GIVEN INFORMATION:
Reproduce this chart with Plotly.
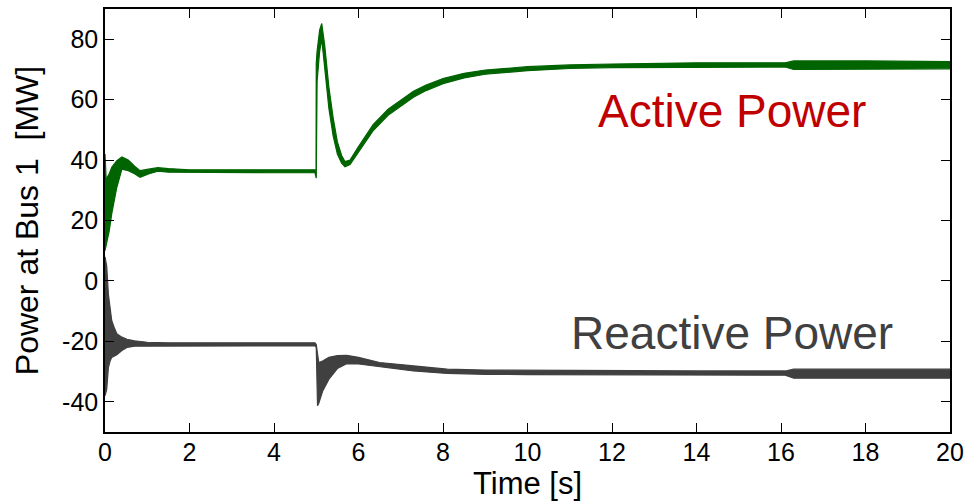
import plotly.graph_objects as go

# ---- data ----
# Active power envelope (MW)
t_active = [0, 0.03, 0.06, 0.1, 0.16, 0.22, 0.28, 0.4, 0.55, 0.7, 0.83, 1.03, 1.25, 1.5,
            2, 3, 4, 4.97, 4.995, 5.0, 5.02, 5.08, 5.13, 5.2, 5.3, 5.4, 5.5, 5.6, 5.68,
            5.8, 6.0, 6.35, 6.7, 7.0, 7.3, 7.6, 8.0, 8.5, 9.0, 10, 11, 12, 14, 16.1,
            16.3, 18, 20]
active_upper = [42, 33, 34.5, 35.5, 37.6, 38.8, 39.8, 41, 40, 38, 36.5, 37, 37.5, 37.2,
                36.8, 36.8, 36.8, 36.8, 36.5, 72, 76, 83, 85.2, 78, 64, 54, 46, 41.5, 39.5,
                40, 44.5, 51.8, 56.8, 59.8, 62.8, 64.8, 67, 68.7, 69.8, 70.9, 71.5, 71.8,
                72.2, 72.2, 72.8, 72.8, 72.6]
active_lower = [10, 11, 14, 16.6, 22.3, 27, 31, 37, 36.5, 35.5, 34.3, 35.4, 36.3, 36,
                35.8, 35.8, 35.8, 35.8, 34.5, 34, 66, 76, 80, 71, 57, 48, 42, 39, 37.8,
                38.5, 42.5, 49.8, 54.8, 57.8, 60.8, 63, 65.3, 67.2, 68.4, 69.6, 70.3, 70.6,
                70.8, 70.8, 70, 70, 70.2]

# Reactive power envelope (MVAr)
t_reactive = [0, 0.04, 0.08, 0.12, 0.16, 0.22, 0.28, 0.4, 0.52, 0.7, 0.85, 1.0, 1.5, 2,
              3, 4, 4.97, 5.0, 5.03, 5.06, 5.15, 5.3, 5.5, 5.72, 6.0, 6.5, 7.3, 8.1, 9,
              10, 12, 14, 16.1, 16.3, 18, 20]
reactive_upper = [8, 5, -4.4, -10, -13.2, -15.5, -17.5, -18.6, -19.3, -19.8, -20.1, -20.3,
                  -20.5, -20.5, -20.5, -20.5, -20.5, -21, -24, -27, -26.5, -25.3, -24.7,
                  -24.6, -25.3, -27, -28.1, -29.2, -29.5, -29.6, -29.8, -29.8, -29.8,
                  -29.2, -29.2, -29.2]
reactive_lower = [-38, -36, -28.7, -26.5, -25.3, -24.8, -24.4, -23, -22, -21.6, -21.5,
                  -21.5, -21.5, -21.5, -21.5, -21.5, -21.5, -22, -41.3, -40.5, -36.5,
                  -32.5, -29, -27.4, -27.5, -28.4, -29.8, -30.6, -30.9, -31, -31.2, -31.2,
                  -31.2, -32.2, -32.2, -32.2]

x_ticks = [0, 2, 4, 6, 8, 10, 12, 14, 16, 18, 20]
y_ticks = [-40, -20, 0, 20, 40, 60, 80]

GREEN = "#006400"
GRAY = "#404040"
RED = "#c00000"
FONT = "Liberation Sans, Arial, sans-serif"

fig = go.Figure()


def band(t, up, lo, color):
    return go.Scatter(
        x=list(t) + list(t)[::-1],
        y=list(up) + list(lo)[::-1],
        mode="lines",
        fill="toself",
        fillcolor=color,
        line=dict(color=color, width=1.2),
        hoverinfo="skip",
        showlegend=False,
    )


fig.add_trace(band(t_active, active_upper, active_lower, GREEN))
fig.add_trace(band(t_reactive, reactive_upper, reactive_lower, GRAY))

fig.add_annotation(x=14.83, y=56.3, text="Active Power", showarrow=False,
                   xanchor="center", yanchor="middle",
                   font=dict(family=FONT, size=46, color=RED))
fig.add_annotation(x=14.83, y=-17.1, text="Reactive Power", showarrow=False,
                   xanchor="center", yanchor="middle",
                   font=dict(family=FONT, size=46, color=GRAY))

axis_common = dict(
    showline=True, linecolor="black", linewidth=1.5, mirror="ticks",
    ticks="inside", ticklen=9, tickwidth=1, tickcolor="black",
    showgrid=False, zeroline=False,
    tickfont=dict(family=FONT, size=25, color="black"),
)

fig.update_xaxes(range=[0, 20], tickvals=x_ticks, ticktext=[str(v) for v in x_ticks],
                 ticklabelstandoff=-3,
                 title=dict(text="Time [s]", font=dict(family=FONT, size=31, color="black"),
                            standoff=4),
                 **axis_common)
fig.update_yaxes(range=[-50, 90], tickvals=y_ticks, ticktext=[str(v) for v in y_ticks],
                 title=dict(text="Power at Bus 1  [MW]",
                            font=dict(family=FONT, size=32, color="black"), standoff=14),
                 **axis_common)

fig.update_layout(
    width=966, height=501,
    margin=dict(l=105, r=16, t=9, b=69, autoexpand=False),
    paper_bgcolor="white", plot_bgcolor="white",
    font=dict(family=FONT),
)

fig.write_html(
    "out.html",
    config={"displayModeBar": False},
    post_script="document.body.style.margin='0';document.body.style.overflow='hidden';",
)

SHORT PROBLEM:
Restate exactly, please, only the lines between the start of the data and the line containing "import plotly.graph_objects as go", both ends included, skipping the pictures.

RESPONSE FOR THIS EXERCISE:
Reproduce this chart with Plotly.
import plotly.graph_objects as go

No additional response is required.